Should women be treated as abettors and not victims for the crime of adultery? The Supreme Court will announce the crucial verdict on a batch of pleas challenging a British-era law on adultery that treats a man having consensual sex with another man’s wife as a criminal but exempt the woman.
The petitioner had challenged the 157-year-old law, saying that the married woman the man has sexual intercourse with shall also be punished as she is not a victim but the abettor of the crime.
In December 2016, the apex court had agreed to hear the petition seeking to examine the constitutional validity of the law on adultery that has “gender discriminatory provision”.
Under the Section 497 of the Indian Penal Code (IPC), a man found guilty of adultery shall be punished with a jail term up to five years and a fine but the woman shall be treated as a victim.
During the hearing, the SC had observed, “Prima facie, on a perusal of Section 497 of the Indian Penal Code, we find that it grants relief to the wife by treating her as a victim.
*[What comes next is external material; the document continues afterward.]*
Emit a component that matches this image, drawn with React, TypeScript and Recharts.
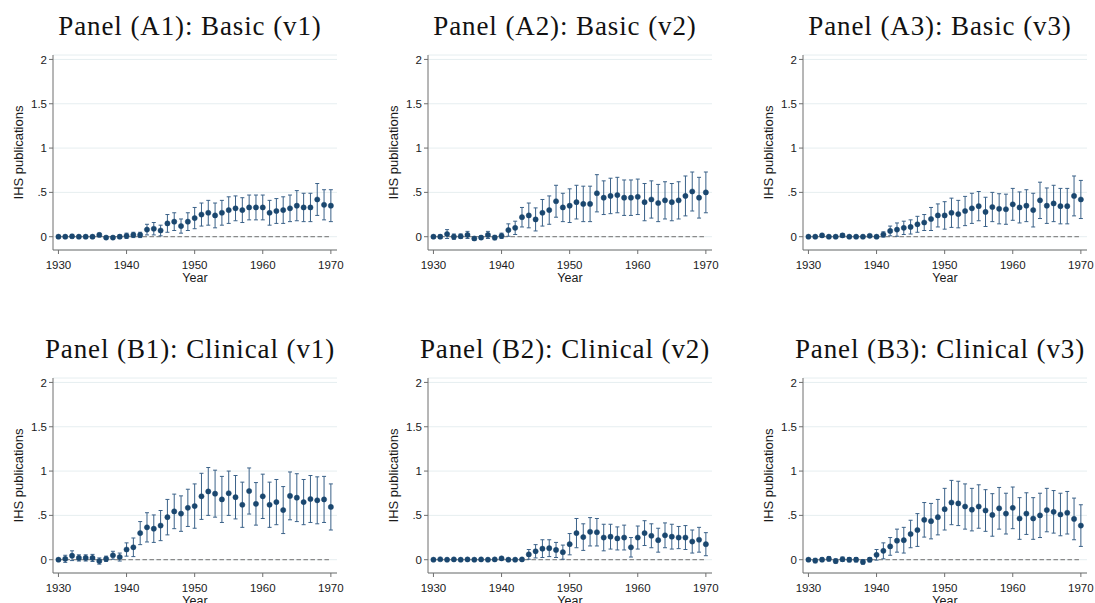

It is also worthy to note that when an offence is committed by both of them one is liable for the criminal offence but the other is absolved. It seems to be based on a societal presumption.”
What is Section 497, a law that makes adultery a criminal offence only for men
Under the Section 497 of the IPC, adultery (a man having a sexual relationship with another man's wife) is a punishable crime for men with up to 5 years of jail. However, the centuries-old law treats women as victims and not abettors.
"Whoever has sexual intercourse with a person who is and whom he knows or has reason to believe to be the wife of another man, without the consent or connivance of that man, such sexual intercourse not amounting to the offence of rape, is guilty of the offence of adultery, and shall be punished with imprisonment of either description for a term which may extend to five years, or with fine, or with both. In such case the wife shall not be punishable as an abettor," law says.